Exercise details: Set down the data below from its first line to the line holding "from matplotlib.lines import Line2D", inclusive; omit all pictures.
• • •
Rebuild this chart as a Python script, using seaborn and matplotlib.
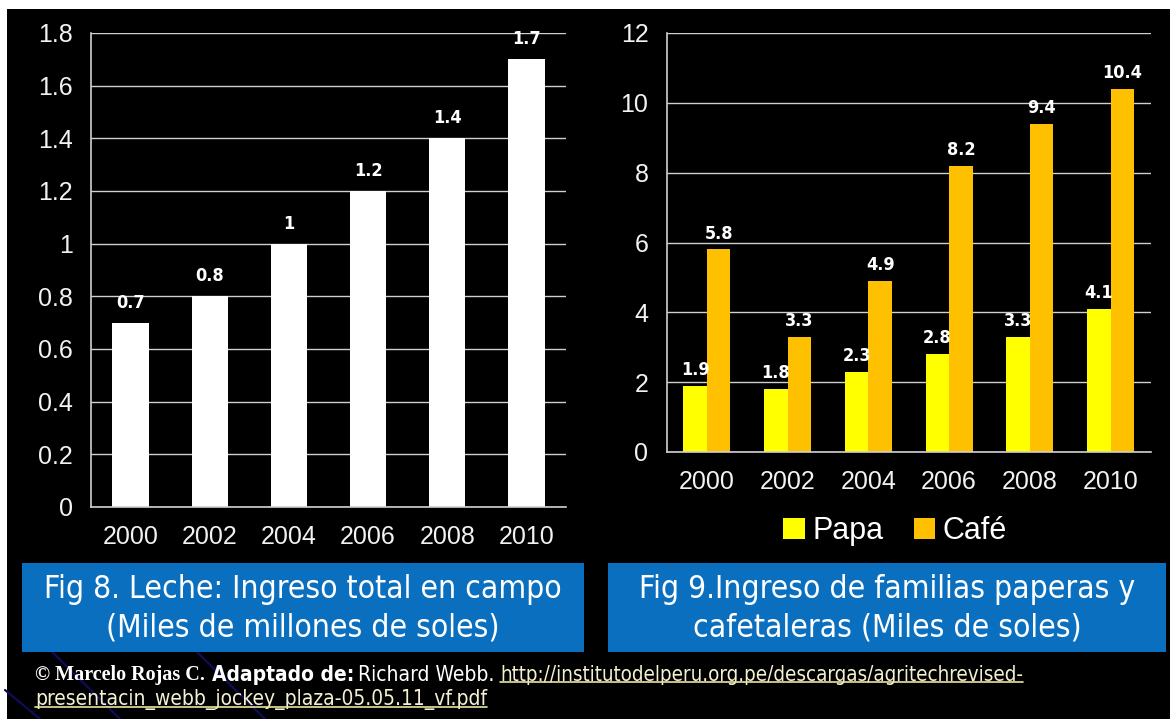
import numpy as np
import pandas as pd
import matplotlib
matplotlib.use("Agg")
import matplotlib.pyplot as plt
import seaborn as sns
from matplotlib.patches import Rectangle
from matplotlib.lines import Line2D

# ---------------- data ----------------
years = ["2000", "2002", "2004", "2006", "2008", "2010"]
leche = [0.7, 0.8, 1.0, 1.2, 1.4, 1.7]
leche_labels = ["0.7", "0.8", "1", "1.2", "1.4", "1.7"]
papa = [1.9, 1.8, 2.3, 2.8, 3.3, 4.1]
cafe = [5.8, 3.3, 4.9, 8.2, 9.4, 10.4]
series_names = ["Papa", "Café"]
left_yticks = [0, 0.2, 0.4, 0.6, 0.8, 1.0, 1.2, 1.4, 1.6, 1.8]
left_yticklabels = ["0", "0.2", "0.4", "0.6", "0.8", "1", "1.2", "1.4", "1.6", "1.8"]
right_yticks = [0, 2, 4, 6, 8, 10, 12]
caption_left = "Fig 8. Leche: Ingreso total en campo\n(Miles de millones de soles)"
caption_right = "Fig 9.Ingreso de familias paperas y\ncafetaleras (Miles de soles)"
footer_author = "© Marcelo Rojas C."
footer_adapt = "Adaptado de:"
footer_source = "Richard Webb."
footer_url1 = "http://institutodelperu.org.pe/descargas/agritechrevised-"
footer_url2 = "presentacin_webb_jockey_plaza-05.05.11_vf.pdf"

sns.set_theme(style="dark")
SANS = ["Liberation Sans", "DejaVu Sans"]
COND = ["DejaVu Sans"]
plt.rcParams["font.family"] = SANS

W, H = 1170, 719
fig = plt.figure(figsize=(W / 100, H / 100), dpi=100, facecolor="white")

# background layer in pixel coordinates
bg = fig.add_axes([0, 0, 1, 1], zorder=-10)
bg.set_xlim(0, W)
bg.set_ylim(H, 0)
bg.axis("off")
bg.add_patch(Rectangle((7, 9), W - 7, H - 9, facecolor="black", edgecolor="none", zorder=0))
# faint slide decoration (dark blue diagonals bottom-left)
for (xa, ya, xb, yb) in [(40, 640, 120, 719), (195, 650, 265, 719), (5, 690, 40, 719)]:
    bg.add_line(Line2D([xa, xb], [ya, yb], color="#0d0d5a", linewidth=1.6, zorder=0.5))
# caption boxes
box_col = "#0b6fc0"
bg.add_patch(Rectangle((22, 563), 562, 89, facecolor=box_col, edgecolor="none", zorder=1))
bg.add_patch(Rectangle((608, 563), 558, 89, facecolor=box_col, edgecolor="none", zorder=1))

grid_col = "#d0d0d0"
txt_col = "#f2f2f2"


def style_axes(ax, ymax, yticks, yticklabels, xlabel_pad):
    ax.set_facecolor("black")
    ax.set_ylim(0, ymax)
    ax.set_xlim(-0.5, len(years) - 0.5)
    ax.set_yticks(yticks)
    ax.set_yticklabels(yticklabels, color=txt_col, fontsize=18, family=SANS)
    ax.yaxis.grid(True, color=grid_col, linewidth=1.0)
    ax.xaxis.grid(False)
    ax.set_axisbelow(True)
    for s in ["top", "right"]:
        ax.spines[s].set_visible(False)
    for s in ["left", "bottom"]:
        ax.spines[s].set_visible(True)
        ax.spines[s].set_color(grid_col)
        ax.spines[s].set_linewidth(1.2)
    # boundary ticks (major, no label) + centred labels (minor, no tick)
    ax.set_xticks(np.arange(-0.5, len(years), 1.0))
    ax.set_xticklabels([])
    ax.set_xticks(np.arange(len(years)), minor=True)
    ax.set_xticklabels(years, minor=True, color=txt_col, fontsize=18, family=SANS)
    ax.tick_params(axis="x", which="major", length=8, width=1.2, color=grid_col, direction="out")
    ax.tick_params(axis="x", which="minor", length=0, pad=xlabel_pad)
    ax.tick_params(axis="y", length=8, width=1.2, color=grid_col, direction="out", pad=5)
    ax.set_xlabel("")
    ax.set_ylabel("")


# ---------------- left chart ----------------
axL = fig.add_axes([91 / W, 1 - 507 / H, (566 - 91) / W, (507 - 33) / H])
dfL = pd.DataFrame({"year": years, "value": leche})
sns.barplot(data=dfL, x="year", y="value", color="white", saturation=1, width=0.46,
            ax=axL, edgecolor="none")
style_axes(axL, 1.8, left_yticks, left_yticklabels, 13)
for i, (v, lab) in enumerate(zip(leche, leche_labels)):
    axL.annotate(lab, (i, v), xytext=(0, 8), textcoords="offset points", ha="center",
                 va="bottom", color="white", fontsize=13, fontweight="bold",
                 family=COND, fontstretch="condensed")

# ---------------- right chart ----------------
axR = fig.add_axes([666.5 / W, 1 - 452 / H, (1151 - 666.5) / W, (452 - 33) / H])
dfR = pd.DataFrame({
    "year": years * 2,
    "value": papa + cafe,
    "serie": [series_names[0]] * len(years) + [series_names[1]] * len(years),
})
sns.barplot(data=dfR, x="year", y="value", hue="serie", hue_order=series_names,
            palette=["#ffff00", "#ffc000"], saturation=1, width=0.58, ax=axR,
            edgecolor="none", legend=True)
style_axes(axR, 12, right_yticks, [str(t) for t in right_yticks], 13)
for cont in axR.containers:
    labs = [f"{b.get_height():.1f}" for b in cont]
    axR.bar_label(cont, labels=labs, padding=5, color="white", fontsize=13,
                  fontweight="bold", family=COND, fontstretch="condensed")
leg = axR.legend(loc="center", bbox_to_anchor=(0.472, -0.189), ncol=2, frameon=False,
                 fontsize=22, handlelength=0.7, handleheight=0.7, handletextpad=0.25,
                 columnspacing=1.0, borderpad=0)
for t in leg.get_texts():
    t.set_color("white")

# ---------------- captions ----------------
bg.text(303, 609, caption_left, ha="center", va="center", color="white", fontsize=22.8,
        family=COND, fontstretch="condensed", linespacing=1.33, zorder=3)
bg.text(887, 609, caption_right, ha="center", va="center", color="white", fontsize=22.8,
        family=COND, fontstretch="condensed", linespacing=1.33, zorder=3)

# ---------------- footer ----------------
t1 = bg.text(35, 680, footer_author, ha="left", va="baseline", color="white", fontsize=14.5,
             fontweight="bold", family=["Liberation Serif", "DejaVu Serif"], zorder=3)
t2 = bg.annotate(footer_adapt, xy=(1, 0), xycoords=t1, xytext=(5, 0), textcoords="offset points",
                 ha="left", va="bottom", color="white", fontsize=15, fontweight="bold",
                 family=COND, fontstretch="condensed", zorder=3)
t3 = bg.annotate(footer_source, xy=(1, 0), xycoords=t2, xytext=(3, 0), textcoords="offset points",
                 ha="left", va="bottom", color="white", fontsize=15,
                 family=COND, fontstretch="condensed", zorder=3)
url_col = "#f4f1d0"
t4 = bg.annotate(footer_url1, xy=(1, 0), xycoords=t3, xytext=(4, 0), textcoords="offset points",
                 ha="left", va="bottom", color=url_col, fontsize=14.8,
                 family=COND, fontstretch="condensed", zorder=3)
t5 = bg.text(35, 705, footer_url2, ha="left", va="baseline", color=url_col, fontsize=15,
             family=COND, fontstretch="condensed", zorder=3)

fig.canvas.draw()
inv = bg.transData.inverted()
for t in (t4, t5):
    bb = t.get_window_extent()
    (x0, y0), (x1, y1) = inv.transform([(bb.x0, bb.y0), (bb.x1, bb.y1)])
    yb = max(y0, y1) - 3
    bg.add_line(Line2D([x0, x1], [yb, yb], color="#e8e4a0", linewidth=1.2, zorder=3))

fig.savefig("out.png", dpi=100, facecolor=fig.get_facecolor())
• • •
Full output:
Rebuild this chart as a Python script, using seaborn and matplotlib.
import numpy as np
import pandas as pd
import matplotlib
matplotlib.use("Agg")
import matplotlib.pyplot as plt
import seaborn as sns
from matplotlib.patches import Rectangle
from matplotlib.lines import Line2D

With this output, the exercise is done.